- Work to do
Strip the pictures and reproduce the rest of the listing exactly.

- Given information
▼
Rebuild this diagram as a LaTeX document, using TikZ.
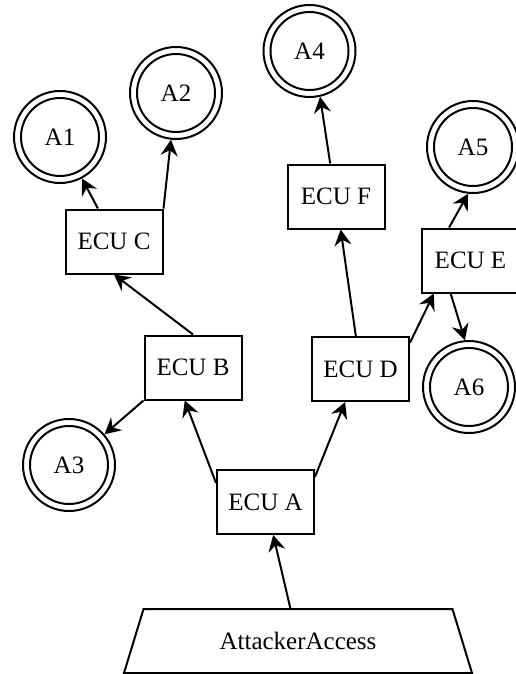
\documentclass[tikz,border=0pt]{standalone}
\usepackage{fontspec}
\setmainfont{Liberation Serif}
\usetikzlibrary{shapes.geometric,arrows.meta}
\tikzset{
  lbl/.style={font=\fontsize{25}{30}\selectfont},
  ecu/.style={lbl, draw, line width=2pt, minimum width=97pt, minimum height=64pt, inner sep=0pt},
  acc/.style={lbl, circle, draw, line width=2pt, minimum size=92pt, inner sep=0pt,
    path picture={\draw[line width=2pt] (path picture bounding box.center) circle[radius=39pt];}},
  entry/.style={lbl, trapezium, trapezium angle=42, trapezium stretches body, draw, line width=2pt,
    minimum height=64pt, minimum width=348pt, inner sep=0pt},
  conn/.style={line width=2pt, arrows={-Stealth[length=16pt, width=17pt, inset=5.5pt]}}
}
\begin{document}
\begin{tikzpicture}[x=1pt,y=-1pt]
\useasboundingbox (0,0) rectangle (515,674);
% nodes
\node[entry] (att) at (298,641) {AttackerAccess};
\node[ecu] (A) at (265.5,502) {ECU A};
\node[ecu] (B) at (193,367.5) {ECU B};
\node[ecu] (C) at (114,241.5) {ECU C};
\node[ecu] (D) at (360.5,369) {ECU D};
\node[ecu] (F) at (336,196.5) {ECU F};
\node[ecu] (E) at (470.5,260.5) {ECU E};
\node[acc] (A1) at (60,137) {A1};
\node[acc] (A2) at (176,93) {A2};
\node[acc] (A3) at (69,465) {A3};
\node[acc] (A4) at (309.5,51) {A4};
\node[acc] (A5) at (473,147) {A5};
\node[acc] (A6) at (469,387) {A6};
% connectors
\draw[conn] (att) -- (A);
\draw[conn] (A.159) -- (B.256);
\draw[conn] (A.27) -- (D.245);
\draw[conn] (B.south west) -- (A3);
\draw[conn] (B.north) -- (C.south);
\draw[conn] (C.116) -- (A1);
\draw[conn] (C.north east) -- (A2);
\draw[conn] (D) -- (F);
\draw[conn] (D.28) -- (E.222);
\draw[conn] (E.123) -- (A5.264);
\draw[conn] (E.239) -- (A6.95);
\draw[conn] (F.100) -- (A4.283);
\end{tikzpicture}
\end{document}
▲
- Result for this task
Rebuild this diagram as a LaTeX document, using TikZ.
\documentclass[tikz,border=0pt]{standalone}
\usepackage{fontspec}
\setmainfont{Liberation Serif}
\usetikzlibrary{shapes.geometric,arrows.meta}
\tikzset{
  lbl/.style={font=\fontsize{25}{30}\selectfont},
  ecu/.style={lbl, draw, line width=2pt, minimum width=97pt, minimum height=64pt, inner sep=0pt},
  acc/.style={lbl, circle, draw, line width=2pt, minimum size=92pt, inner sep=0pt,
    path picture={\draw[line width=2pt] (path picture bounding box.center) circle[radius=39pt];}},
  entry/.style={lbl, trapezium, trapezium angle=42, trapezium stretches body, draw, line width=2pt,
    minimum height=64pt, minimum width=348pt, inner sep=0pt},
  conn/.style={line width=2pt, arrows={-Stealth[length=16pt, width=17pt, inset=5.5pt]}}
}
\begin{document}
\begin{tikzpicture}[x=1pt,y=-1pt]
\useasboundingbox (0,0) rectangle (515,674);
% nodes
\node[entry] (att) at (298,641) {AttackerAccess};
\node[ecu] (A) at (265.5,502) {ECU A};
\node[ecu] (B) at (193,367.5) {ECU B};
\node[ecu] (C) at (114,241.5) {ECU C};
\node[ecu] (D) at (360.5,369) {ECU D};
\node[ecu] (F) at (336,196.5) {ECU F};
\node[ecu] (E) at (470.5,260.5) {ECU E};
\node[acc] (A1) at (60,137) {A1};
\node[acc] (A2) at (176,93) {A2};
\node[acc] (A3) at (69,465) {A3};
\node[acc] (A4) at (309.5,51) {A4};
\node[acc] (A5) at (473,147) {A5};
\node[acc] (A6) at (469,387) {A6};
% connectors
\draw[conn] (att) -- (A);
\draw[conn] (A.159) -- (B.256);
\draw[conn] (A.27) -- (D.245);
\draw[conn] (B.south west) -- (A3);
\draw[conn] (B.north) -- (C.south);
\draw[conn] (C.116) -- (A1);
\draw[conn] (C.north east) -- (A2);
\draw[conn] (D) -- (F);
\draw[conn] (D.28) -- (E.222);
\draw[conn] (E.123) -- (A5.264);
\draw[conn] (E.239) -- (A6.95);
\draw[conn] (F.100) -- (A4.283);
\end{tikzpicture}
\end{document}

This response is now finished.